**Do this:** In the records that follow, the lines from the one containing "Give me the" to the one containing "edgecolor='none', zorder=3)", inclusive, are to be given again exactly.

**Input records:**
-- Start --

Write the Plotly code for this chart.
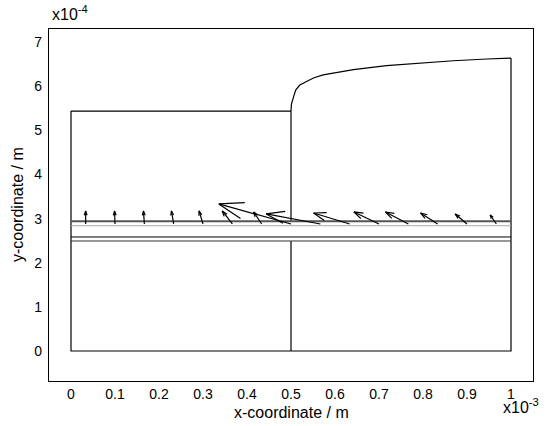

-- End --
-- Start --

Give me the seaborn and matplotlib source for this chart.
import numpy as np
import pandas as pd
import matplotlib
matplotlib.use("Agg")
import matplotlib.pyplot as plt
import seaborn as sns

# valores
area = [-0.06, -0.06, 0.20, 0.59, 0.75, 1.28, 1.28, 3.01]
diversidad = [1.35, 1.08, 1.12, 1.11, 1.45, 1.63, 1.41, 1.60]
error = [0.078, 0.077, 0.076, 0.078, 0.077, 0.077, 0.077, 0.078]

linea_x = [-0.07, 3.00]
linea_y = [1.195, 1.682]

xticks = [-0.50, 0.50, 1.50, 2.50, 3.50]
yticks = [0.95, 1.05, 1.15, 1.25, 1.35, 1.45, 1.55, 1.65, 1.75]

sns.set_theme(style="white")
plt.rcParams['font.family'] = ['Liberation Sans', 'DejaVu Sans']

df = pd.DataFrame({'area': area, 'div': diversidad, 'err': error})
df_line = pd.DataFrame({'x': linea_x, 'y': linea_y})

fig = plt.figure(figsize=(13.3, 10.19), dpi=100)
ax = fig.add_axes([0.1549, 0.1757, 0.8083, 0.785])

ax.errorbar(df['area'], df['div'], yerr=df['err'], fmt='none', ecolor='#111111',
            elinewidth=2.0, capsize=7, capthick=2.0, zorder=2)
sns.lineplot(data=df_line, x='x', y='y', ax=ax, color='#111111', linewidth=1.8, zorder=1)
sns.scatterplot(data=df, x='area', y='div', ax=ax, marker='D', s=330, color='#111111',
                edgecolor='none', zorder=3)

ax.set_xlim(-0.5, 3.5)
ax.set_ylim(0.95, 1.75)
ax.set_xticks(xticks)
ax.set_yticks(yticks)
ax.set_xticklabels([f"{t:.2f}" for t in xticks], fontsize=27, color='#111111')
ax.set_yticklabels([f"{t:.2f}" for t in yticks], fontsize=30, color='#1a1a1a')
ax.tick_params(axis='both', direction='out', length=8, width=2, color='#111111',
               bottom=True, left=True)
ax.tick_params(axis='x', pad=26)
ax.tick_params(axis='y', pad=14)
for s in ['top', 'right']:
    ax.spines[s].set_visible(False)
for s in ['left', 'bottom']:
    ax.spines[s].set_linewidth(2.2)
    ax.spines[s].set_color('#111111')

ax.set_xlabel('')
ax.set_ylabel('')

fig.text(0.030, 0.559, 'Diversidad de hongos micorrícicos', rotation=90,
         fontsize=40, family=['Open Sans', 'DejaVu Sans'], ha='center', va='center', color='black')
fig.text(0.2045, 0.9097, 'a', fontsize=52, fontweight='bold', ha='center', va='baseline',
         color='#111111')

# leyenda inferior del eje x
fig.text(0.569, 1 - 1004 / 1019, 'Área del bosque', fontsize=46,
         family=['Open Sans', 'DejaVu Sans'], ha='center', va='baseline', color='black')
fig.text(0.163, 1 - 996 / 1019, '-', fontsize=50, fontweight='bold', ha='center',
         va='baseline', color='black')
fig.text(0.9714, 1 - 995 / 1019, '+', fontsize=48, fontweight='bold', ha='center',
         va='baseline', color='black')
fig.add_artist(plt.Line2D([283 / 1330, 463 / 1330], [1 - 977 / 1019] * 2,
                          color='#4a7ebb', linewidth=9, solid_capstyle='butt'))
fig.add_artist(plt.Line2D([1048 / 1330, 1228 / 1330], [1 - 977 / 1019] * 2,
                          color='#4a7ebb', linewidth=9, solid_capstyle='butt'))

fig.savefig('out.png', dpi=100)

-- End --

**Answer:**
Give me the seaborn and matplotlib source for this chart.
import numpy as np
import pandas as pd
import matplotlib
matplotlib.use("Agg")
import matplotlib.pyplot as plt
import seaborn as sns

# valores
area = [-0.06, -0.06, 0.20, 0.59, 0.75, 1.28, 1.28, 3.01]
diversidad = [1.35, 1.08, 1.12, 1.11, 1.45, 1.63, 1.41, 1.60]
error = [0.078, 0.077, 0.076, 0.078, 0.077, 0.077, 0.077, 0.078]

linea_x = [-0.07, 3.00]
linea_y = [1.195, 1.682]

xticks = [-0.50, 0.50, 1.50, 2.50, 3.50]
yticks = [0.95, 1.05, 1.15, 1.25, 1.35, 1.45, 1.55, 1.65, 1.75]

sns.set_theme(style="white")
plt.rcParams['font.family'] = ['Liberation Sans', 'DejaVu Sans']

df = pd.DataFrame({'area': area, 'div': diversidad, 'err': error})
df_line = pd.DataFrame({'x': linea_x, 'y': linea_y})

fig = plt.figure(figsize=(13.3, 10.19), dpi=100)
ax = fig.add_axes([0.1549, 0.1757, 0.8083, 0.785])

ax.errorbar(df['area'], df['div'], yerr=df['err'], fmt='none', ecolor='#111111',
            elinewidth=2.0, capsize=7, capthick=2.0, zorder=2)
sns.lineplot(data=df_line, x='x', y='y', ax=ax, color='#111111', linewidth=1.8, zorder=1)
sns.scatterplot(data=df, x='area', y='div', ax=ax, marker='D', s=330, color='#111111',
                edgecolor='none', zorder=3)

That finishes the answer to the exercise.